:: Records with drawing code ::
──────────

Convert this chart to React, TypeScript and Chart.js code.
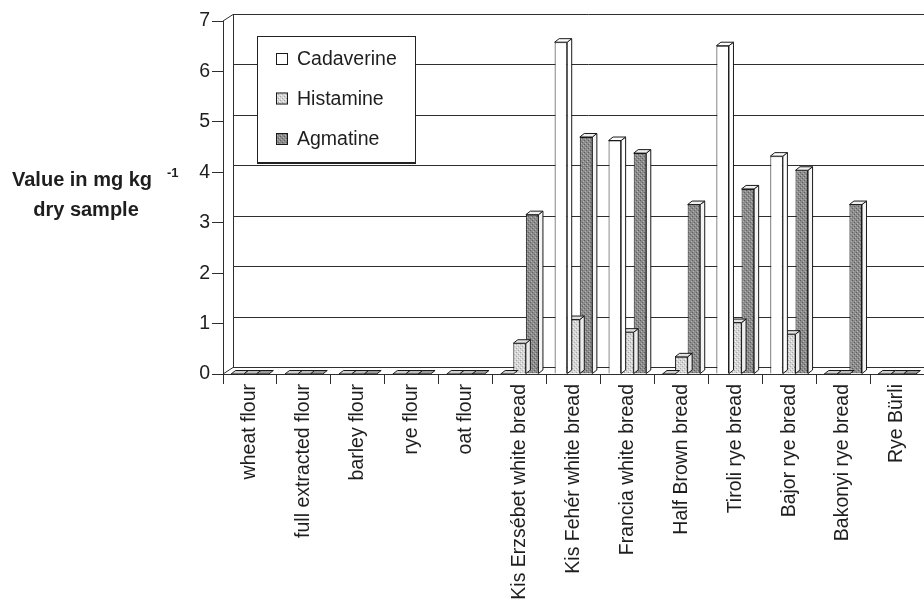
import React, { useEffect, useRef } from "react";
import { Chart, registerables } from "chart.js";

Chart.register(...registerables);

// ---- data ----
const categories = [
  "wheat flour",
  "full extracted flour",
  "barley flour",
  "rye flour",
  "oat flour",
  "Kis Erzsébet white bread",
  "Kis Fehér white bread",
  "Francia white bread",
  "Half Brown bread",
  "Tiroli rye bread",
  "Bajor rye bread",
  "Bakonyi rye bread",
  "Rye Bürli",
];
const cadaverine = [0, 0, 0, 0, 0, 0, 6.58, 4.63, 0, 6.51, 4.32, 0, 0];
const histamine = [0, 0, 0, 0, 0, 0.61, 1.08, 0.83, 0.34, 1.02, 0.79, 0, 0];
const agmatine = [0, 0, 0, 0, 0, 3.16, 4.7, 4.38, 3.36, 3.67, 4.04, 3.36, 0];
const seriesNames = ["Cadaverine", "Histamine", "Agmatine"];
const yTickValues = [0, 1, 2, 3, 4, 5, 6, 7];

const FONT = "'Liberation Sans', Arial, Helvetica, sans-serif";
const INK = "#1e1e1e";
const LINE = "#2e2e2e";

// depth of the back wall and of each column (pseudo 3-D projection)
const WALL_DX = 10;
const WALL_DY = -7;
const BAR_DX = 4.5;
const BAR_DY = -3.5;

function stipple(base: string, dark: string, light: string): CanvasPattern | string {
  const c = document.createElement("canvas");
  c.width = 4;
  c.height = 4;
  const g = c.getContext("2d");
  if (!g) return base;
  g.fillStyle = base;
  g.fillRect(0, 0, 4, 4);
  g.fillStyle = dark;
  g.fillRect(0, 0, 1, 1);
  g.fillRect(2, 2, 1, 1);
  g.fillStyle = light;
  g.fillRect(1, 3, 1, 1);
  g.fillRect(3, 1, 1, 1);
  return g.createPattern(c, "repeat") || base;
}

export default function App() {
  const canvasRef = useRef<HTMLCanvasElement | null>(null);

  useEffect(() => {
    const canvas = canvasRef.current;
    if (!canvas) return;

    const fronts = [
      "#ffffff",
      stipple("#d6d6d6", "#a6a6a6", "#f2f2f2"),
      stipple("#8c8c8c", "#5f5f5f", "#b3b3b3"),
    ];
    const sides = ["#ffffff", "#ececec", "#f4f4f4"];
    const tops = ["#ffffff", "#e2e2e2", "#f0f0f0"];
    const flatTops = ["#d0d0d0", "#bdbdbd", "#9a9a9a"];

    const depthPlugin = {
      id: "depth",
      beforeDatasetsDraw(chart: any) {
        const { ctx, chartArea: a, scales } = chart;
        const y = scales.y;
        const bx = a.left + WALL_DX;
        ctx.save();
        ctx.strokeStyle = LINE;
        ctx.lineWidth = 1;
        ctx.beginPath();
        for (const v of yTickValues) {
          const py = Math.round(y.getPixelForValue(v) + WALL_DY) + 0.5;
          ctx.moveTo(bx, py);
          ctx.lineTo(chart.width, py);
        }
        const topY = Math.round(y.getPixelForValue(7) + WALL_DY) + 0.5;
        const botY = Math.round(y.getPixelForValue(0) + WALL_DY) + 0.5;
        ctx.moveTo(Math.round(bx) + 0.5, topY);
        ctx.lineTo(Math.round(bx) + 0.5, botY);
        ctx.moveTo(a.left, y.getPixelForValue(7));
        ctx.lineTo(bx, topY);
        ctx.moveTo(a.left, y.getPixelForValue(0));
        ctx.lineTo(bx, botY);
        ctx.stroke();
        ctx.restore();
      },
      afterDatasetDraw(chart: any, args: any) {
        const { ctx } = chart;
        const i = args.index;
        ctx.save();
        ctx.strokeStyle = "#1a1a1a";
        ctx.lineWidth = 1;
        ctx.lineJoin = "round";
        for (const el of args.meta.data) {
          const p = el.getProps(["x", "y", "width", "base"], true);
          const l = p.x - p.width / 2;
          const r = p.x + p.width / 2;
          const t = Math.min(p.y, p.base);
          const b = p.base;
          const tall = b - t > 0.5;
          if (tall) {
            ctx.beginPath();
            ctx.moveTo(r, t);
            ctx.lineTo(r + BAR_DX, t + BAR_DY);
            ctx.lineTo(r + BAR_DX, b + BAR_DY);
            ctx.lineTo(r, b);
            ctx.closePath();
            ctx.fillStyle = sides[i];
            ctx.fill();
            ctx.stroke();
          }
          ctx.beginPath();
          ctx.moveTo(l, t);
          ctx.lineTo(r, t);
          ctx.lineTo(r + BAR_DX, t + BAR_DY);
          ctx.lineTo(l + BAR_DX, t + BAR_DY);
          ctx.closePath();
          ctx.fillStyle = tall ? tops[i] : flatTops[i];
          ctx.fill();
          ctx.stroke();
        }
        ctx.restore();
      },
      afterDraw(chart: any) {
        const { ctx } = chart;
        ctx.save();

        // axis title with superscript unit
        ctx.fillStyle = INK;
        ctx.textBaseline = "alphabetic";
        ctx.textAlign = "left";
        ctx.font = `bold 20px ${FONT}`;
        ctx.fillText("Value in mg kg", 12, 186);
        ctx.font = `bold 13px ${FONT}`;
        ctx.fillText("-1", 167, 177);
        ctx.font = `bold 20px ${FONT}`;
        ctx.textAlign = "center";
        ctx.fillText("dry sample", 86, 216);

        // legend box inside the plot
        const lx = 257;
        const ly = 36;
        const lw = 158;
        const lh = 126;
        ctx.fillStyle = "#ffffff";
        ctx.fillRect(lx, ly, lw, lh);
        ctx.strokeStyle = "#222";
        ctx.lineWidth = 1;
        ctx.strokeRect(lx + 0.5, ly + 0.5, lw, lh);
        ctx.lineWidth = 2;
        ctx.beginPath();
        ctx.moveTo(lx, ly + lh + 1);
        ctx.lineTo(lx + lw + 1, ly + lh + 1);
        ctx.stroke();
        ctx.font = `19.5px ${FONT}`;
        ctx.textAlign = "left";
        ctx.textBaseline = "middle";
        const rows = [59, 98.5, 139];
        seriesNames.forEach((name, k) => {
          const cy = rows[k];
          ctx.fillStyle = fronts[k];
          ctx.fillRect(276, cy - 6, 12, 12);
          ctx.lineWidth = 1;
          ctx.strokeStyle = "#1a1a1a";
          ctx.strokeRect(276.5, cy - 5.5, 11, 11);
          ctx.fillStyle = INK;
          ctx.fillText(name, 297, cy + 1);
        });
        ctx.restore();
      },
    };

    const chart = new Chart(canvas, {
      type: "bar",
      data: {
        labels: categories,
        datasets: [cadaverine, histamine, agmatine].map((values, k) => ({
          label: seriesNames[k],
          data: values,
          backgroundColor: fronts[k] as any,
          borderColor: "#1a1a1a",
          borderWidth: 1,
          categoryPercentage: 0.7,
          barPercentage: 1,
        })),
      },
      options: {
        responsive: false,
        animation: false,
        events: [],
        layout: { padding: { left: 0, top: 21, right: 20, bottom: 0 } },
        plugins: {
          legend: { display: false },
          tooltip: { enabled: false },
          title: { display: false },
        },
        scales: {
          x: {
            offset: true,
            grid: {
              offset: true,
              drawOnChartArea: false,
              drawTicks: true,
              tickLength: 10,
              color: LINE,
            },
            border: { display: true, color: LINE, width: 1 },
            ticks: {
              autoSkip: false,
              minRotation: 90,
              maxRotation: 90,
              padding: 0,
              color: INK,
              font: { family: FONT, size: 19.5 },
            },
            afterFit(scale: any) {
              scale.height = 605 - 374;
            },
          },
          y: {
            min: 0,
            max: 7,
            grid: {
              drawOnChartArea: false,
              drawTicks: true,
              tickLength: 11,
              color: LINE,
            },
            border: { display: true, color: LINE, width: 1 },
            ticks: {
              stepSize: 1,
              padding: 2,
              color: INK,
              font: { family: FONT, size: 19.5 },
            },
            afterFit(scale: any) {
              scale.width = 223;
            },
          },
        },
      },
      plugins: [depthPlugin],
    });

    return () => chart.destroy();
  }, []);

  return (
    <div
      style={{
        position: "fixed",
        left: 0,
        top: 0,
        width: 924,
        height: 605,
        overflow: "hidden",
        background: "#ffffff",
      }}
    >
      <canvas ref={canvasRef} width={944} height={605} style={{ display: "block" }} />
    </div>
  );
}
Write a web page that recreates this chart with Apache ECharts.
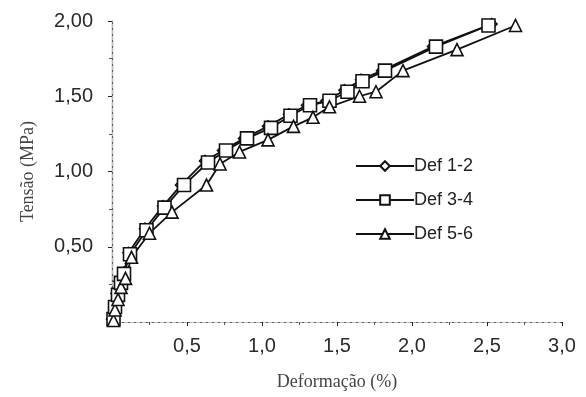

──────────

:: Task statement ::
Reproduce, word for word, every line from the start of the records down to and including the line with "const BAR_DY = -3.5;"; skip the pictures.

:: Task response ::
Convert this chart to React, TypeScript and Chart.js code.
import React, { useEffect, useRef } from "react";
import { Chart, registerables } from "chart.js";

Chart.register(...registerables);

// ---- data ----
const categories = [
  "wheat flour",
  "full extracted flour",
  "barley flour",
  "rye flour",
  "oat flour",
  "Kis Erzsébet white bread",
  "Kis Fehér white bread",
  "Francia white bread",
  "Half Brown bread",
  "Tiroli rye bread",
  "Bajor rye bread",
  "Bakonyi rye bread",
  "Rye Bürli",
];
const cadaverine = [0, 0, 0, 0, 0, 0, 6.58, 4.63, 0, 6.51, 4.32, 0, 0];
const histamine = [0, 0, 0, 0, 0, 0.61, 1.08, 0.83, 0.34, 1.02, 0.79, 0, 0];
const agmatine = [0, 0, 0, 0, 0, 3.16, 4.7, 4.38, 3.36, 3.67, 4.04, 3.36, 0];
const seriesNames = ["Cadaverine", "Histamine", "Agmatine"];
const yTickValues = [0, 1, 2, 3, 4, 5, 6, 7];

const FONT = "'Liberation Sans', Arial, Helvetica, sans-serif";
const INK = "#1e1e1e";
const LINE = "#2e2e2e";

// depth of the back wall and of each column (pseudo 3-D projection)
const WALL_DX = 10;
const WALL_DY = -7;
const BAR_DX = 4.5;
const BAR_DY = -3.5;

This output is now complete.